Nasdaq filed the proposal in September. During the review, industry groups raised questions about mechanics, market risks, and the role of issuers. The Securities Industry and Financial Markets Association and Cboe Global Markets sought clarity on DTC’s role. The Digital Chamber urged regulators to avoid favoring specific technologies and to give issuers more influence. Better Markets opposed the plan, citing concerns about potential price gaps, surveillance, and legal uncertainty.
The SEC’s approval confines activity to DTC-based processing with a defined fallback to standard settlement. Earlier this year, SEC staff reiterated that tokenized assets are treated as securities under federal law, regardless of the database or ledger technology used.
“It starts to make listed equities more programmable, not just more digital,” according to Steven Wu, chief operating officer at Clearpool. Wu also pointed to the industry’s shift from T+3 to T+1 and interest in T+0 and more continuous markets.

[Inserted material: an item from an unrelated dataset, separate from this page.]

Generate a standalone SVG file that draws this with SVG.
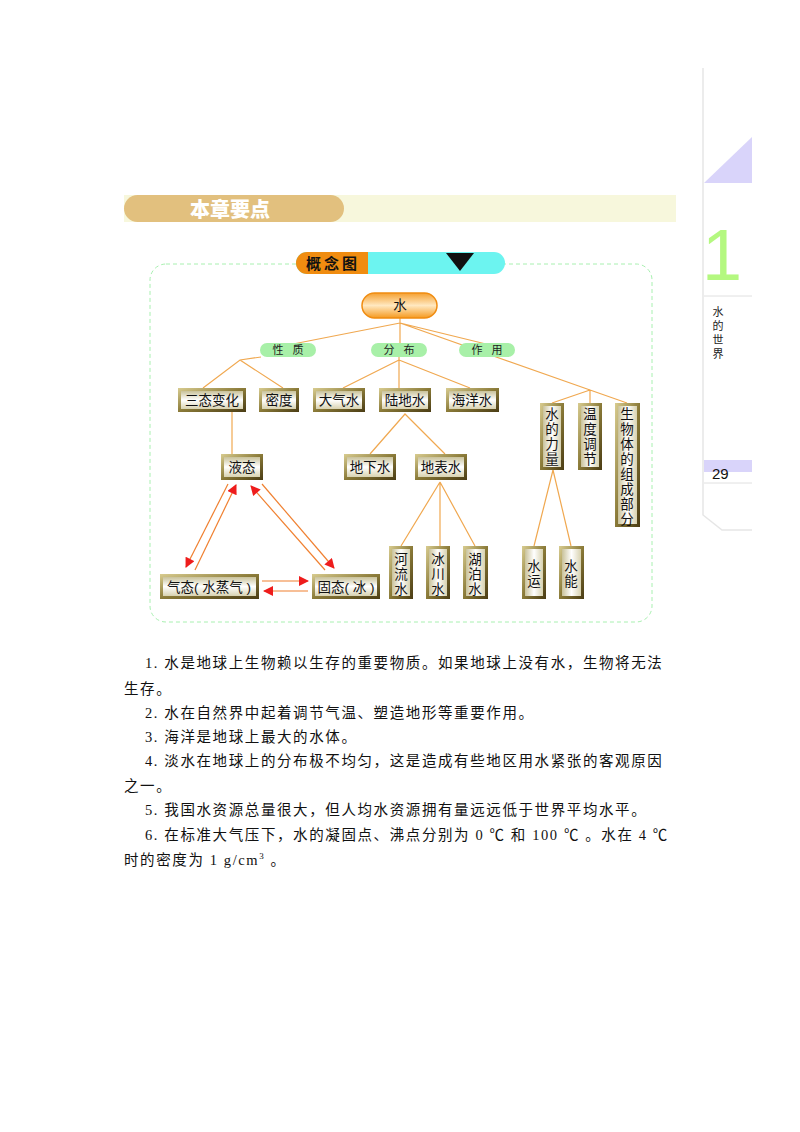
<svg xmlns="http://www.w3.org/2000/svg" width="800" height="1132" viewBox="0 0 800 1132">
<defs>
<linearGradient id="gold" x1="0" y1="0" x2="1" y2="1"><stop offset="0" stop-color="#d8cc90"/><stop offset="0.5" stop-color="#8a7a38"/><stop offset="1" stop-color="#4a3c14"/></linearGradient>
<linearGradient id="inner" x1="0" y1="0" x2="0" y2="1"><stop offset="0" stop-color="#c9c29a"/><stop offset="0.5" stop-color="#ffffff"/><stop offset="1" stop-color="#d8d2b0"/></linearGradient>
<linearGradient id="innerV" x1="0" y1="0" x2="1" y2="0"><stop offset="0" stop-color="#c9c29a"/><stop offset="0.5" stop-color="#ffffff"/><stop offset="1" stop-color="#d8d2b0"/></linearGradient>
<linearGradient id="orange" x1="0" y1="0" x2="0" y2="1"><stop offset="0" stop-color="#f5a030"/><stop offset="0.5" stop-color="#ffe8c0"/><stop offset="1" stop-color="#f59a20"/></linearGradient>
<marker id="ah" viewBox="0 0 10 10" refX="9" refY="5" markerWidth="11" markerHeight="10" orient="auto" markerUnits="userSpaceOnUse"><path d="M0,0 L10,5 L0,10 z" fill="#ee1c1c"/></marker>
</defs>
<style>
.cn{font-family:"Liberation Sans","Noto Sans CJK SC",sans-serif;font-size:13.5px;fill:#111;text-anchor:middle}
.lbl{font-family:"Liberation Sans","Noto Sans CJK SC",sans-serif;font-size:11px;fill:#222;text-anchor:middle}
.body{font-family:"Liberation Serif","Noto Sans CJK SC",serif;font-size:14.5px;fill:#111;letter-spacing:1.6px}
.ln{stroke:#f0a850;stroke-width:1.2;fill:none}
.ar{stroke:#f08030;stroke-width:1.2;fill:none;marker-end:url(#ah)}
.pill{fill:#a8f0a8}
</style>

<rect x="124" y="195" width="552" height="27" fill="#f7f7dc"/>
<rect x="124" y="195" width="220" height="27" rx="13.5" fill="#e2c07e"/>
<text x="230" y="217" font-family="'Noto Sans CJK SC',sans-serif" font-size="20" font-weight="900" fill="#fff" text-anchor="middle">本章要点</text>

<path d="M703,68 V515 L722,530 H752" stroke="#e6e6e6" stroke-width="1.5" fill="none"/>
<polygon points="704,183 752,137 752,183" fill="#d9d4fa"/>
<text x="722" y="280" font-family="'Liberation Sans',sans-serif" font-size="72" fill="#b4f880" text-anchor="middle">1</text>
<line x1="704" y1="296" x2="752" y2="296" stroke="#e0e0e0"/>
<text font-family="'Noto Sans CJK SC',sans-serif" font-size="11" fill="#222" text-anchor="middle"><tspan x="718" y="316">水</tspan><tspan x="718" y="330">的</tspan><tspan x="718" y="344">世</tspan><tspan x="718" y="358">界</tspan></text>
<rect x="704" y="460" width="48" height="12" fill="#d9d4fa"/>
<text x="712" y="479" font-family="'Liberation Sans',sans-serif" font-size="15" fill="#111">29</text>
<line x1="704" y1="483" x2="752" y2="483" stroke="#e0e0e0"/>

<rect x="150" y="264" width="502" height="358" rx="16" fill="none" stroke="#a8f0b0" stroke-dasharray="4,3"/>
<g id="title">
<rect x="296" y="252" width="209" height="22" rx="11" fill="#6cf4f0"/>
<path d="M307,252 H368 V274 H307 A11,11 0 0 1 307,252 z" fill="#f08c10"/>
<text x="333" y="269" font-family="'Noto Sans CJK SC',sans-serif" font-size="15" font-weight="bold" fill="#111" text-anchor="middle" letter-spacing="3">概念图</text>
<polygon points="446,253 474,253 460,271" fill="#111"/>
</g>

<g id="connectors">
<path class="ln" d="M400,318 V343 M400,323 L288,345 M400,323 L490,345 M400,323 L590,390"/>
<path class="ln" d="M261,357 L240,360 L203,388 M240,360 L283,388"/>
<path class="ln" d="M399,357 V388 M399,360 L343,388 M399,360 L470,388"/>
<path class="ln" d="M590,390 L552,403 M590,390 V403 M590,390 L627,403"/>
<path class="ln" d="M232,412 V454"/>
<path class="ln" d="M370,454 L405,414 L445,454"/>
<path class="ln" d="M440,482 L401,546 M440,482 V546 M440,482 L475,546"/>
<path class="ln" d="M553,470 L534,546 M553,470 L571,546"/>
<line class="ar" x1="228" y1="484" x2="186" y2="567"/>
<line class="ar" x1="195" y1="570" x2="236" y2="485"/>
<line class="ar" x1="262" y1="484" x2="334" y2="568"/>
<line class="ar" x1="325" y1="570" x2="251" y2="486"/>
<line class="ar" x1="262" y1="581" x2="308" y2="581"/>
<line class="ar" x1="308" y1="591" x2="264" y2="591"/>
</g>

<g id="n-water"><rect x="362" y="293" width="75" height="25" rx="12.5" fill="url(#orange)" stroke="#f08c10" stroke-width="1.5"/><text class="cn" x="400" y="310">水</text></g>
<g id="l-xz"><rect class="pill" x="260" y="343" width="56" height="14" rx="7"/><text class="lbl" x="288" y="354" xml:space="preserve">性   质</text></g>
<g id="l-fb"><rect class="pill" x="371" y="343" width="56" height="14" rx="7"/><text class="lbl" x="399" y="354" xml:space="preserve">分   布</text></g>
<g id="l-zy"><rect class="pill" x="459" y="343" width="56" height="14" rx="7"/><text class="lbl" x="487" y="354" xml:space="preserve">作   用</text></g>

<g id="n1"><rect x="178" y="388" width="68" height="24" fill="url(#gold)"/><rect x="181" y="391" width="62" height="18" fill="url(#inner)"/><text class="cn" x="212" y="405">三态变化</text></g>
<g id="n2"><rect x="259" y="388" width="40" height="24" fill="url(#gold)"/><rect x="262" y="391" width="34" height="18" fill="url(#inner)"/><text class="cn" x="279" y="405">密度</text></g>
<g id="n3"><rect x="313" y="388" width="52" height="24" fill="url(#gold)"/><rect x="316" y="391" width="46" height="18" fill="url(#inner)"/><text class="cn" x="339" y="405">大气水</text></g>
<g id="n4"><rect x="379" y="388" width="52" height="24" fill="url(#gold)"/><rect x="382" y="391" width="46" height="18" fill="url(#inner)"/><text class="cn" x="405" y="405">陆地水</text></g>
<g id="n5"><rect x="446" y="388" width="53" height="24" fill="url(#gold)"/><rect x="449" y="391" width="47" height="18" fill="url(#inner)"/><text class="cn" x="472" y="405">海洋水</text></g>
<g id="n6"><rect x="221" y="454" width="42" height="26" fill="url(#gold)"/><rect x="224" y="457" width="36" height="20" fill="url(#inner)"/><text class="cn" x="242" y="472">液态</text></g>
<g id="n7"><rect x="344" y="454" width="52" height="26" fill="url(#gold)"/><rect x="347" y="457" width="46" height="20" fill="url(#inner)"/><text class="cn" x="370" y="472">地下水</text></g>
<g id="n8"><rect x="415" y="454" width="52" height="26" fill="url(#gold)"/><rect x="418" y="457" width="46" height="20" fill="url(#inner)"/><text class="cn" x="441" y="472">地表水</text></g>
<g id="n9"><rect x="160" y="574" width="99" height="25" fill="url(#gold)"/><rect x="163" y="577" width="93" height="19" fill="url(#inner)"/><text class="cn" x="209" y="592">气态( 水蒸气 )</text></g>
<g id="n10"><rect x="312" y="574" width="68" height="25" fill="url(#gold)"/><rect x="315" y="577" width="62" height="19" fill="url(#inner)"/><text class="cn" x="346" y="592">固态( 冰 )</text></g>

<g id="n11"><rect x="540" y="403" width="24" height="67" fill="url(#gold)"/><rect x="543" y="406" width="18" height="61" fill="url(#innerV)"/><text class="cn"><tspan x="552" y="419">水</tspan><tspan x="552" y="434">的</tspan><tspan x="552" y="449">力</tspan><tspan x="552" y="464">量</tspan></text></g>
<g id="n12"><rect x="578" y="403" width="24" height="67" fill="url(#gold)"/><rect x="581" y="406" width="18" height="61" fill="url(#innerV)"/><text class="cn"><tspan x="590" y="419">温</tspan><tspan x="590" y="434">度</tspan><tspan x="590" y="449">调</tspan><tspan x="590" y="464">节</tspan></text></g>
<g id="n13"><rect x="615" y="403" width="25" height="124" fill="url(#gold)"/><rect x="618" y="406" width="19" height="118" fill="url(#innerV)"/><text class="cn"><tspan x="627" y="419">生</tspan><tspan x="627" y="434">物</tspan><tspan x="627" y="449">体</tspan><tspan x="627" y="464">的</tspan><tspan x="627" y="479">组</tspan><tspan x="627" y="494">成</tspan><tspan x="627" y="509">部</tspan><tspan x="627" y="524">分</tspan></text></g>
<g id="n14"><rect x="389" y="546" width="24" height="53" fill="url(#gold)"/><rect x="392" y="549" width="18" height="47" fill="url(#innerV)"/><text class="cn"><tspan x="401" y="564">河</tspan><tspan x="401" y="579">流</tspan><tspan x="401" y="594">水</tspan></text></g>
<g id="n15"><rect x="426" y="546" width="24" height="53" fill="url(#gold)"/><rect x="429" y="549" width="18" height="47" fill="url(#innerV)"/><text class="cn"><tspan x="438" y="564">冰</tspan><tspan x="438" y="579">川</tspan><tspan x="438" y="594">水</tspan></text></g>
<g id="n16"><rect x="463" y="546" width="25" height="53" fill="url(#gold)"/><rect x="466" y="549" width="19" height="47" fill="url(#innerV)"/><text class="cn"><tspan x="475" y="564">湖</tspan><tspan x="475" y="579">泊</tspan><tspan x="475" y="594">水</tspan></text></g>
<g id="n17"><rect x="522" y="546" width="24" height="53" fill="url(#gold)"/><rect x="525" y="549" width="18" height="47" fill="url(#innerV)"/><text class="cn"><tspan x="534" y="571">水</tspan><tspan x="534" y="586">运</tspan></text></g>
<g id="n18"><rect x="559" y="546" width="25" height="53" fill="url(#gold)"/><rect x="562" y="549" width="19" height="47" fill="url(#innerV)"/><text class="cn"><tspan x="571" y="571">水</tspan><tspan x="571" y="586">能</tspan></text></g>

<g id="text" class="body">
<text x="145" y="668">1. 水是地球上生物赖以生存的重要物质。如果地球上没有水，生物将无法</text>
<text x="124" y="694">生存。</text>
<text x="145" y="718">2. 水在自然界中起着调节气温、塑造地形等重要作用。</text>
<text x="145" y="742">3. 海洋是地球上最大的水体。</text>
<text x="145" y="766">4. 淡水在地球上的分布极不均匀，这是造成有些地区用水紧张的客观原因</text>
<text x="124" y="791">之一。</text>
<text x="145" y="815">5. 我国水资源总量很大，但人均水资源拥有量远远低于世界平均水平。</text>
<text x="145" y="840">6. 在标准大气压下，水的凝固点、沸点分别为 0 ℃ 和 100 ℃ 。水在 4 ℃</text>
<text x="124" y="865">时的密度为 1 g/cm<tspan font-size="9" dy="-6">3</tspan><tspan dy="6"> 。</tspan></text>
</g>
</svg>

Institutional firms are focused on how tokenized instruments connect to the post-trade ecosystem. Samar Sen, head of international markets at Talos, highlighted review areas including integration with central clearing and settlement systems and whether liquidity develops consistently across both tokenized and traditional formats.
Separately, Nasdaq has announced a partnership with Payward, parent of Kraken, to develop tokenized equities aimed at modernizing corporate actions, shareholder engagement, and proxy voting, with a target launch in the first half of 2027. Nasdaq indicated that those tokenized shares would carry full legal and regulatory equivalence to traditional shares.